Whether it’s me or not, us or not, though, one of my little vials gains or loses a half a drop of ink.

And now you’re saying, wow, if it were me, I’d just give myself winning lottery numbers. I’d drive a Rolls Royce and live in a palace. I’d have a harem of virgins, and would never wake up with back pain again.

No doubt there are those who… abuse their position. It’s entirely possible some of those oil tycoons, rock stars and Fortune 500 CEOs have an old abacus tucked away in their basement, or a pair of hourglasses, or a mysterious text document that never takes up space, no matter how large it gets.

Of course, every time you make yourself rich someone has to lose a foot. If you have the stomach for it you can balance it yourself. You could carefully weigh your book deal or your fixed election against a tornado or the DUI that ruins someone’s life. Or, you know, you could leave someone else to do it.

Sometimes those of us on the job can recognize each other. You’ll see the budding starlet on TV accepting her first award and know how she got it. Six months later you’ll see her checking into rehab, and you’ll know how she got that too. Our job, see, is balance, and in the end we keep one another in check.

I’m not saying there haven’t been nights when I thought long and hard about making some overdraft charges go away with a bit of green ink. I’m just saying, it’s rolling the dice.

So that’s the big secret; that’s the meaning of the word “fair”. It doesn’t make us all equal, but on a grand scale it makes everything equalized. Thanks to some caveman doing a rain dance or casting mammoth bones or whatever else, karma seeks its own level.

And who can say what happens if either of my little ink vials overfills? Maybe we find ourselves back in caves, wondering what happened. Or maybe we’ve come far enough that, anymore, equilibrium is natural. After all, nowadays a man can kill someone and be brought to justice without any help from us. When a hurricane wipes most of a coastline away and people rush in to help rebuild, oftentimes none of it is us. Some nights I don’t have to write anything but: someone’s cousin will find their grocery stocks their favorite ice cream flavor. Or someone’s aunt will stub her toe in the middle of the night.

Because we have culture, now. We have language, and technology, and religion, and the arts. And we like it. Used to be you’d look at a guy who clubbed another guy on the head and took his woman and think, well, that’s just how it goes.

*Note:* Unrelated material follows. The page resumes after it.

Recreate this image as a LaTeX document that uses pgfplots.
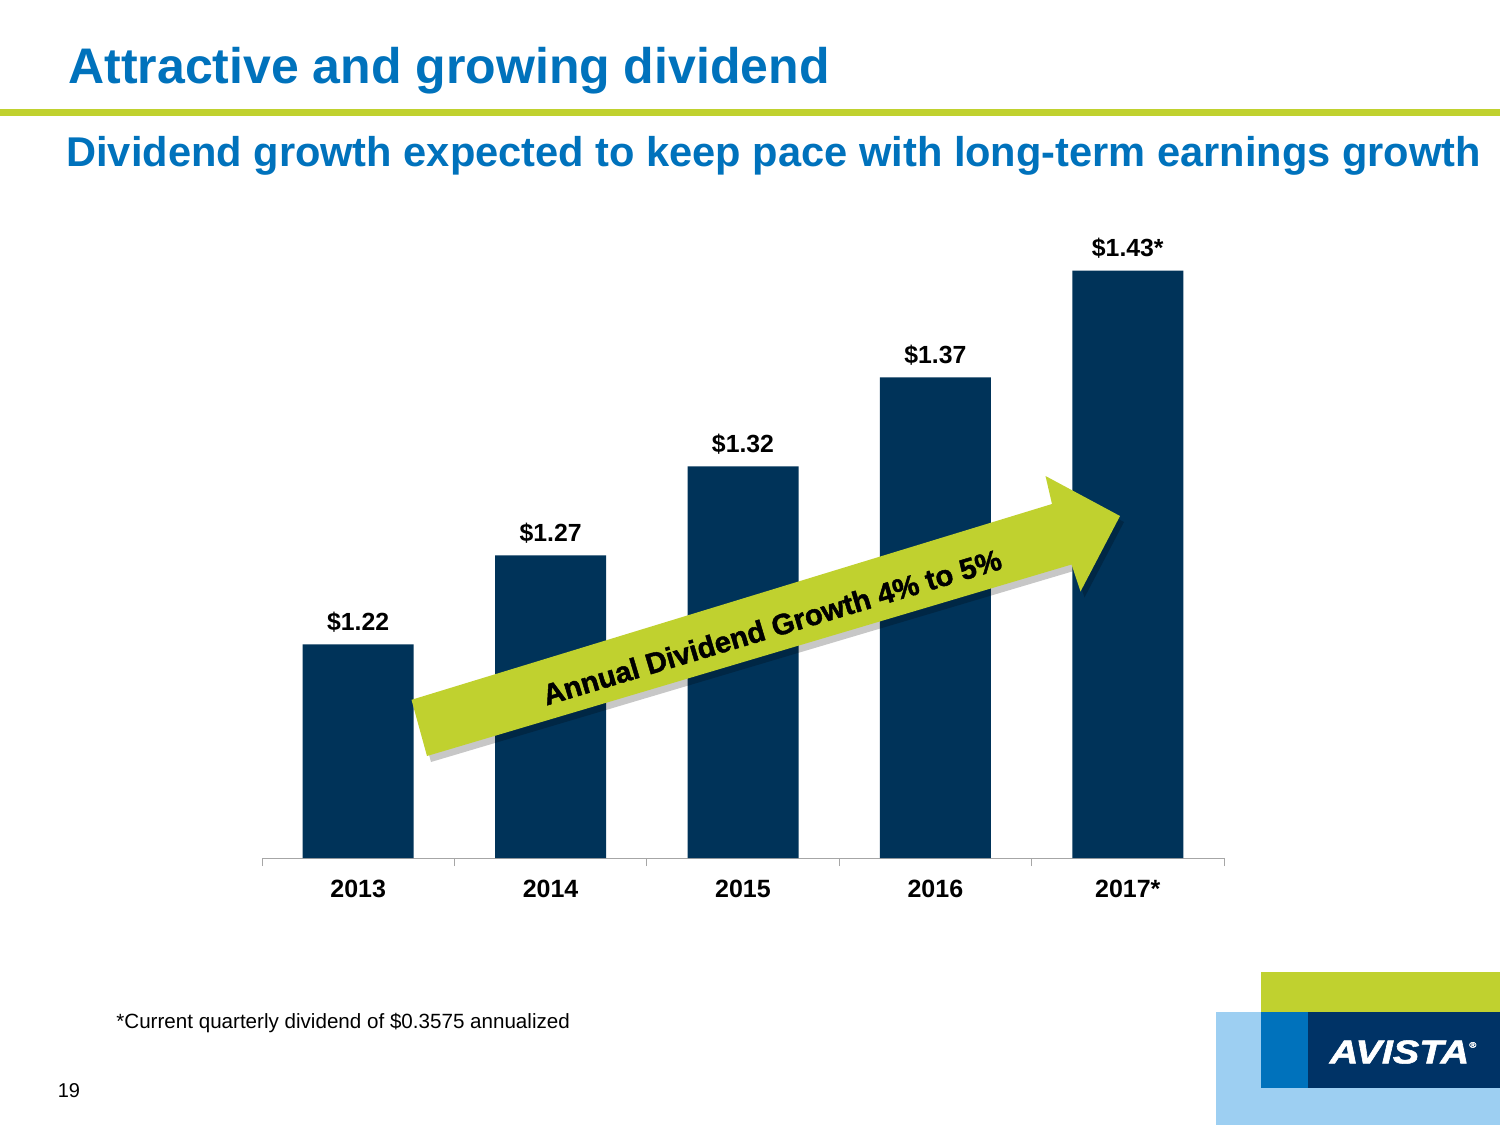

Now most people want that guy put in a dark, cold box for the rest of his life.

But who knows. Maybe someday you’ll find a little brown package in your mailbox, containing a calligraphy set and addressed to no one. Or a strange app installed on your iPhone without your knowledge. You’ll know, instinctively, what to do with it. You’ll be on the job, too.

Whether we’re needed or not, anymore, the universe doesn’t care. Just us.